Estudo da CNI mostra que serão necessários ao menos R$ 40 bilhões para descarbonizar a indústria brasileira (CNI/Divulgação) (CNI/Divulgação)

O Brasil, assim como outros países, precisa cumprir metas para reduzir emissões. Elas são factíveis? Como a indústria vai contribuir para que sejam alcançadas?

R: Acreditamos que as metas são factíveis, mas há um dever de casa a ser feito. Um exemplo é a Contribuição Nacionalmente Determinada [NDC, na sigla em inglês], que é o compromisso de redução das emissões assumido pelo Brasil. Observamos que ela não veio acompanhada de um plano estratégico de implementação, e o setor privado precisa ser parte do debate para entender o que lhe cabe fazer para executar os planos de mitigação e de adaptação às mudanças do clima. A indústria continuará a fazer sua parte, porque entende que é preciso colocar a sustentabilidade como estratégia de negócio, sob risco de perder mercados e consumidores que, cada vez mais, exigem isso das empresas.

Alguns setores vão se destacar nesse cenário? Onde o desafio é maior?

R: O plano de descarbonização da indústria foca nos setores que respondem pelo maior consumo energético. Ao mapear os cenários, tendo a criação de um mercado doméstico de carbono como premissa, pudemos apontar caminhos para os setores nos quais a adoção de medidas terá maior impacto para a indústria como um todo. Consistem, por exemplo, em melhorias de eficiência energética e processos de produção com tecnologias mais avançadas. Hoje, um grande desafio é podermos contar com marcos legais equilibrados e que ajudem a fomentar a inovação e atrair os investimentos necessários para realizarmos a transição para a economia de baixo carbono.

O Congresso disse estar alinhado à agenda verde. Quais os projetos que precisam ser aprovados e regulamentados?

R: O Congresso tem debatido importantes projetos e seus líderes têm mostrado compromisso com a agenda de sustentabilidade. É fundamental ser aprovado, com a regulamentação adequada, o mercado doméstico de carbono, que tem potencial de movimentar até R$ 128 bilhões em receitas, segundo estimativas do projeto Partnership for Market Readiness [PMR]. Também temos o marco das eólicas offshore e do hidrogênio de baixo carbono. São duas propostas que a indústria tem contribuído com insumos técnicos, para que o texto aprovado auxilie a desenvolver energia renovável e limpa, importantes para a transição energética do País.

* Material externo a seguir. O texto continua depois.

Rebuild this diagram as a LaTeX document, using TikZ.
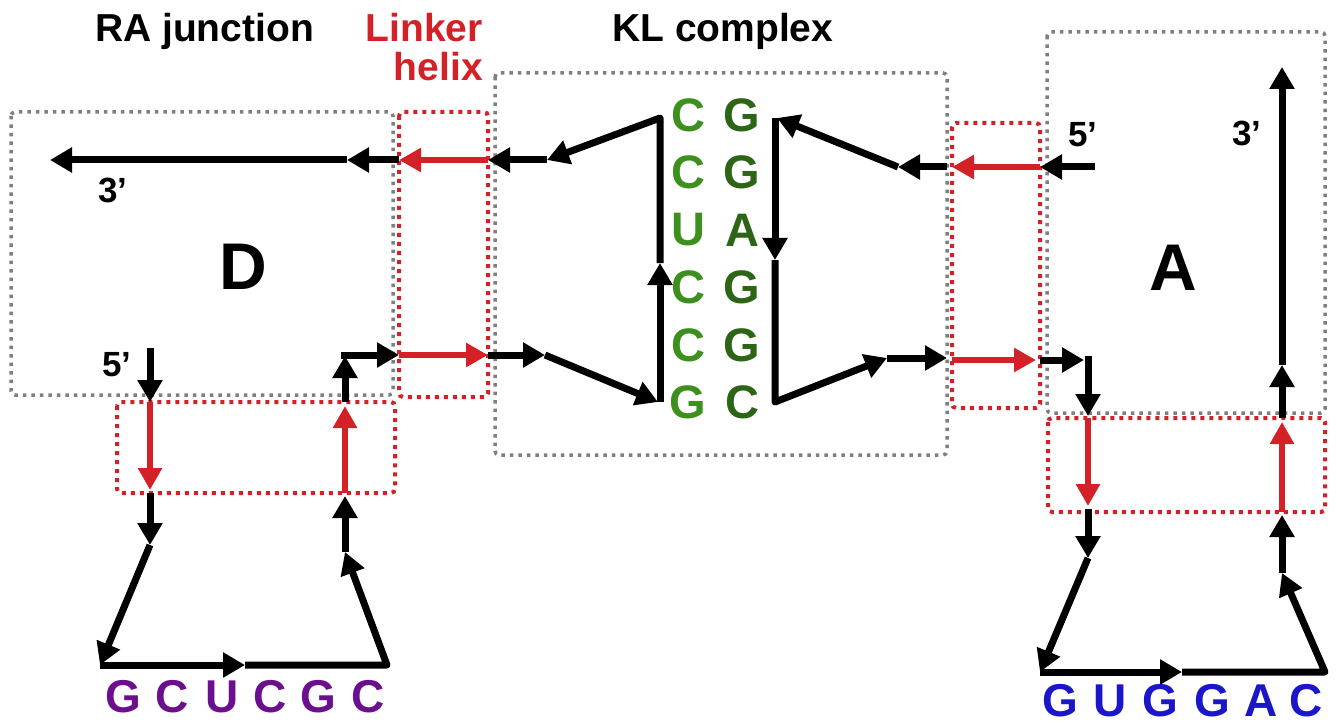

O Brasil está mesmo próximo de liderar a transição energética no mundo?

R: O Brasil tem uma oportunidade única. Mas há muito a ser feito até que as oportunidades sejam convertidas em ação, investimentos, inovação e empregos, para que o País se desenvolva de forma sustentável e com inclusão social. Estivemos na COP28 ajudando a fortalecer a posição do Brasil como nação em desenvolvimento, principalmente na busca para que os países desenvolvidos cumpram a promessa de financiar as ações necessárias à neutralidade climática nos países que menos contribuíram para as mudanças climáticas. A indústria tem feito sua parte, contribuindo com o governo e o Legislativo nos debates sobre as políticas públicas e os marcos legais ligados à essa agenda.